Mais comment ces virus pourraient-ils accélérer le vieillissement ? En activant le système immunitaire inné et en causant ainsi un état inflammatoire. Quand les séquences génétiques du virus ne sont plus couvertes grâce à la méthylation, la machine transcriptionnelle de la cellule lit cet ADN et génère des ARN messagers qui seront ensuite utilisés comme guides pour produire les protéines virales. Puisqu’il s’agit de rétrovirus, une de ces protéines a le pouvoir de générer de nouvelles séquences d’ADN à partir de l’ARN viral. Cet ADN étranger est ensuite reconnu par les défenses cellulaires, qui activent le système immunitaire pour attaquer l’assaillant. Mais cette réponse cause de l’inflammation, qui finit par atteindre la cellule même et accélère ainsi le vieillissement.
Le vieillissement cellulaire est contagieux
Pire : les nouvelles copies virales peuvent sortir de la cellule et aller infecter d’autres, les rendant sénescentes. C’est ce que les chercheurs ont observé en cultivant des cellules jeunes dans le milieu de culture de cellules plus vieilles. Ces cellules sénescentes n’y étaient plus mais avaient laissé les nouvelles particules virales, qui ont ensuite attaqué les jeunes cellules.
Mais les chercheurs ont aussi trouvé une parade : le médicament contre le VIH Abacavir. Cette drogue bloque la protéine virale qui permet aux rétrovirus de transformer leur ARN en ADN, stoppant ainsi le cycle de réplication virale. Ce médicament parvenait à diminuer les traces du vieillissement dans les cellules exprimant l’ADN viral… et arrivait même à réduire les stigmates de l’âge chez des souris vieillissantes.
Une piste pour ralentir le vieillissement
Comme pour les humains, une des maladies les plus communes du vieillissement chez la souris est l’arthrose, qui se caractérise par une perte du cartilage dans les articulations.

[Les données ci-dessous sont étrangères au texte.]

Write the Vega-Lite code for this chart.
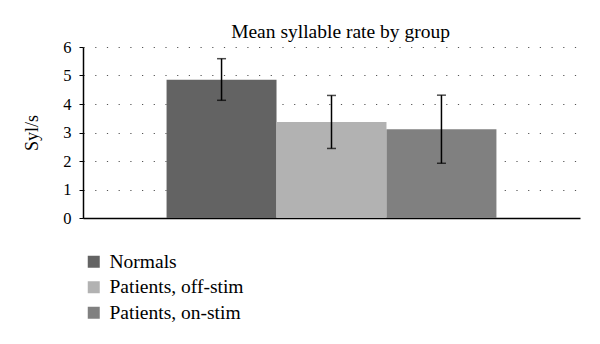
{
  "$schema": "https://vega.github.io/schema/vega-lite/v6.json",
  "autosize": {"type": "none"},
  "width": 497,
  "height": 171,
  "padding": {"left": 83, "top": 47, "right": 20, "bottom": 126},
  "background": "white",
  "config": {
    "font": "Liberation Serif",
    "view": {"stroke": null}
  },
  "title": {
    "text": "Mean syllable rate by group",
    "font": "Liberation Serif",
    "fontSize": 19.5,
    "fontWeight": "normal",
    "color": "black",
    "anchor": "middle",
    "offset": -3,
    "dx": 9
  },
  "data": {
    "values": [
      {"group": "Normals", "mean": 4.85, "lo": 4.13, "hi": 5.59},
      {"group": "Patients, off-stim", "mean": 3.37, "lo": 2.44, "hi": 4.30},
      {"group": "Patients, on-stim", "mean": 3.11, "lo": 1.92, "hi": 4.31}
    ]
  },
  "resolve": {"axis": {"y": "independent"}},
  "encoding": {
    "x": {
      "field": "group",
      "type": "nominal",
      "sort": null,
      "scale": {"paddingInner": 0, "paddingOuter": 0.76},
      "axis": {
        "title": null,
        "labels": false,
        "ticks": false,
        "domainColor": "black",
        "domainWidth": 1.5
      }
    }
  },
  "layer": [
    {
      "mark": {"type": "bar", "width": {"band": 1}},
      "encoding": {
        "y": {
          "field": "mean",
          "type": "quantitative",
          "scale": {"domain": [0, 6]},
          "axis": {
            "title": "Syl/s",
            "titleFont": "Liberation Serif",
            "titleFontSize": 18,
            "titleFontWeight": "normal",
            "titleColor": "black",
            "titlePadding": 21,
            "values": [0, 1, 2, 3, 4, 5, 6],
            "labelOverlap": false,
            "labelFont": "Liberation Serif",
            "labelFontSize": 16.5,
            "labelColor": "black",
            "labelPadding": 8,
            "tickSize": 4,
            "tickColor": "black",
            "domainColor": "black",
            "domainWidth": 1.5,
            "grid": true,
            "gridColor": "#555555",
            "gridDash": [1.2, 10.5],
            "gridWidth": 1.2
          }
        },
        "color": {
          "field": "group",
          "type": "nominal",
          "sort": null,
          "scale": {
            "domain": ["Normals", "Patients, off-stim", "Patients, on-stim"],
            "range": ["#636363", "#b2b2b2", "#808080"]
          },
          "legend": {
            "title": null,
            "orient": "none",
            "legendX": 1,
            "legendY": 205,
            "symbolType": "square",
            "symbolSize": 144,
            "symbolStrokeWidth": 0,
            "labelFont": "Liberation Serif",
            "labelFontSize": 19.5,
            "labelColor": "black",
            "labelOffset": 6,
            "rowPadding": 4.5,
            "padding": 0
          }
        }
      }
    },
    {
      "mark": {"type": "rule", "color": "black", "strokeWidth": 1.5},
      "encoding": {
        "y": {"field": "lo", "type": "quantitative", "axis": null},
        "y2": {"field": "hi"}
      }
    },
    {
      "mark": {"type": "tick", "color": "black", "size": 9, "thickness": 1.5},
      "encoding": {"y": {"field": "lo", "type": "quantitative", "axis": null}}
    },
    {
      "mark": {"type": "tick", "color": "black", "size": 9, "thickness": 1.5},
      "encoding": {"y": {"field": "hi", "type": "quantitative", "axis": null}}
    }
  ]
}
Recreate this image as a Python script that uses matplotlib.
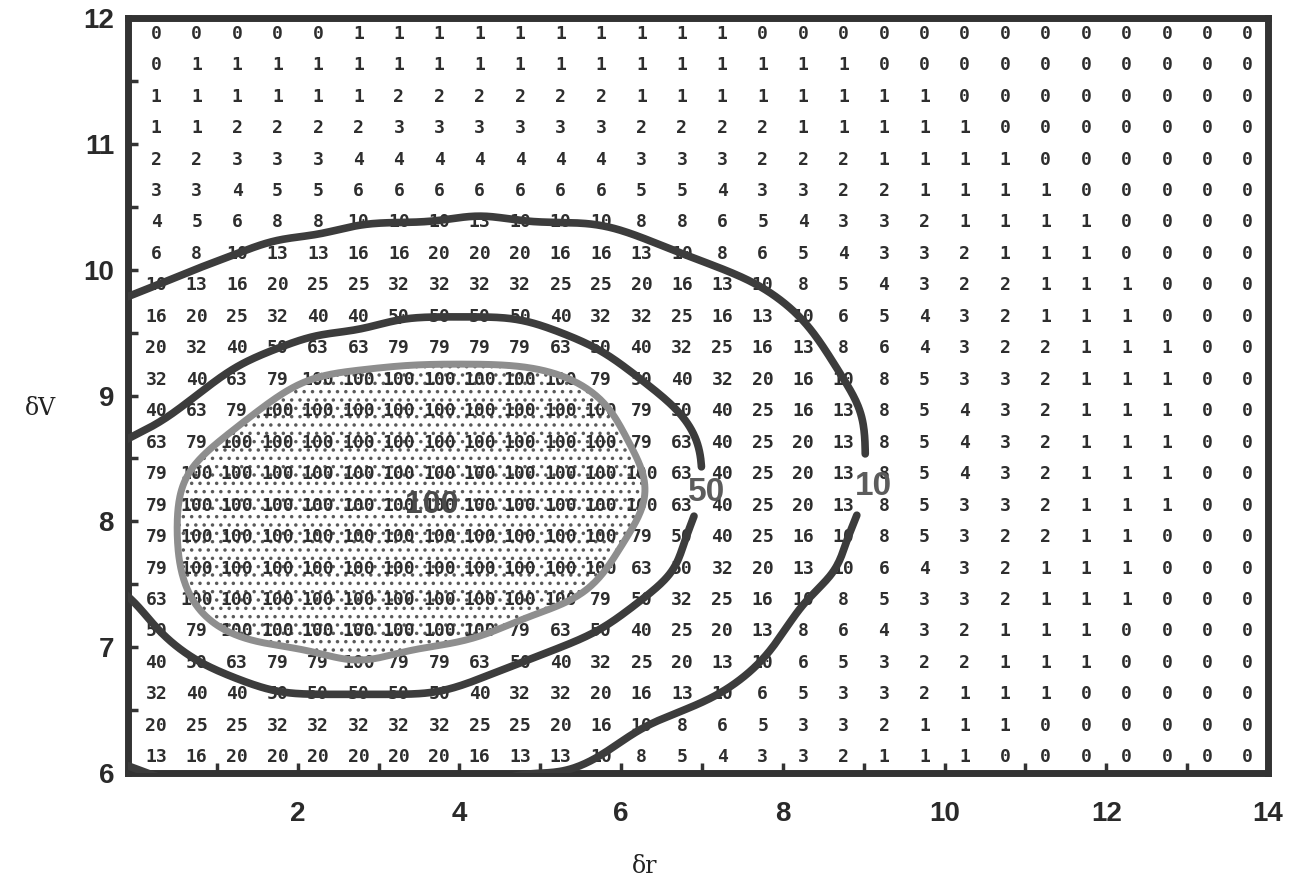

Les chercheurs ont observé qu’un rétrovirus endogène de la souris s’exprimait davantage dans les articulations de ces animaux lorsqu’ils vieillissaient. Et que le fait de bloquer le virus (en bloquant son expression ou avec Abacavir) entrainait une augmentation du cartilage dans les articulations et une diminution de l’inflammation.
Et il semblerait que stopper ces virus serait bénéfique pour l’ensemble du corps et pas seulement pour les articulations. Les souris âgées traitées avec le médicament anti-VIH avaient aussi une meilleure capacité physique et une meilleure mémoire à court terme que les souris non traités du même âge. Cette étude doit encore être confirmée chez des humains et donc l’utilisation de cette drogue pour "traiter" le vieillissement n’est pas pour demain. Mais elle constitue une vraie piste à explorer afin de mieux comprendre les causes et les conséquences (voire, un jour, les remèdes) de l’âge.